Née à Jérusalem, Dana Stirling a grandi à Londres avant de devoir retourner vivre en Israël. Un déracinement qui la taraude, au point que ses projets sont toujours en lien avec l’identité. La photographe effectue actuellement un master d’Arts visuels dans l’État de New York. Avec sa série Cache (dont elle a tiré un bel ouvrage en 2014), elle a voulu réinventer son album de famille, comme elle nous l’explique dans cet entretien.
Fisheye: Quel rapport entretiens-tu avec la photographie ?
Dana:
Toute ma famille a un lien très fort à la photographie: en Angleterre, mon grand-père possédait un magasin d’appareils photos. Mon père a d’ailleurs appris à développer les photos en noir et blanc alors qu’il était encore enfant. L’idée que ma famille ait un rapport si intime à la photographie m’a donné l’envie de regarder nos vieux albums…
C’est comme ça qu’est née l’idée de cette série ?
Oui. Dans ces vieux albums, la plupart des images ont été prises à Londres: après notre déménagement en Israël, nous n’avons plus vraiment pris de photos. J’ai réalisé que presque toutes les personnes en photo dans les albums de ma famille m’étaient inconnues, car restées en Angleterre. À mes yeux, elles étaient anonymes. J’ai beaucoup manipulé ces images, je les ai déchirées et transformées dans l’espoir d’enfin ressentir un lien avec ces inconnus. J’en ai tiré la série Anonymous Family qui est la prémisse de Cache.
J’ai ensuite voulu trouver une manière d’être présente dans cet album de famille puisque je ne possédais que de très peu de photos de mon enfance. En comparant les vieilles photos en noir et blanc aux miennes, j’ai trouvé beaucoup de similitudes et j’ai voulu me les approprier. Les frontières se sont brouillées peu à peu et tous les clichés sont devenus intemporels.
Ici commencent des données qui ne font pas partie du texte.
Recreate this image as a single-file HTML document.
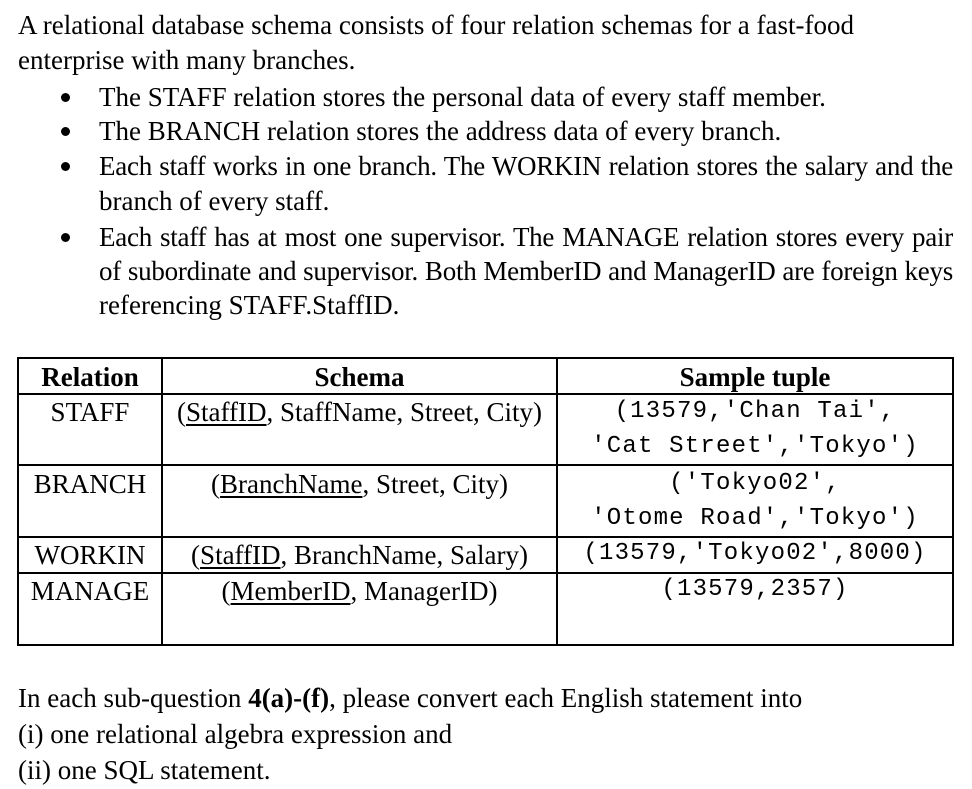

Pourquoi avoir choisi le titre Cache ?
Ce titre est l’élément clé de mon projet. Le terme renvoie aux trésors, aux informations et aux souvenirs enfouis profondément. Même s’il s’agit de jargon informatique [ndrl: le titre fait référence à “mémoire cache“] , sa définition reflète parfaitement mon travail. A travers cette série, j’ai exploré mon identité morcelée. En Israël, la barrière du langage, le décalage culturel et le fait que je ne me suis jamais sentie Israélienne et pas tout à fait Britannique ont été autant d’obstacles à ma construction personnelle. Ce projet me permet de recréer mon histoire familiale avec un album dont je suis l’auteure: je suis enfin maîtresse de mon identité.
Comment décrirais-tu ton style en quelques mots?
Dans mon travail, la photographie pure [ndlr:”straight photography”en anglais], sans retouche, et les natures mortes s’entremêlent. J’essaie de prendre des photos à la fois poétiques et porteuses d’une information. Je m’inspire beaucoup de mon héritage familial et des albums photos d’inconnus, trouvés dans les marchés aux puces. Mon déracinement m’a poussé à ré-écrire mon histoire pour me l’approprier.
Sur quel projet travailles-tu actuellement ?
J’ai toujours été nomade et depuis deux ans je voyage beaucoup dans le nord-est des États-Unis. Je souhaite inventer une histoire de famille en mêlant mes photos à des vieilles photos d’archives. Ces clichés peuvent permettre à des histoires orphelines de refaire surface. Au fil de mon projet, j’ai même l’impression de m’être attachée à des lieux et des personnes que je ne connais pas. Le projet s’intitule “Best, with a dash of worse” (en français, “Le meilleur, et un soupçon du pire”).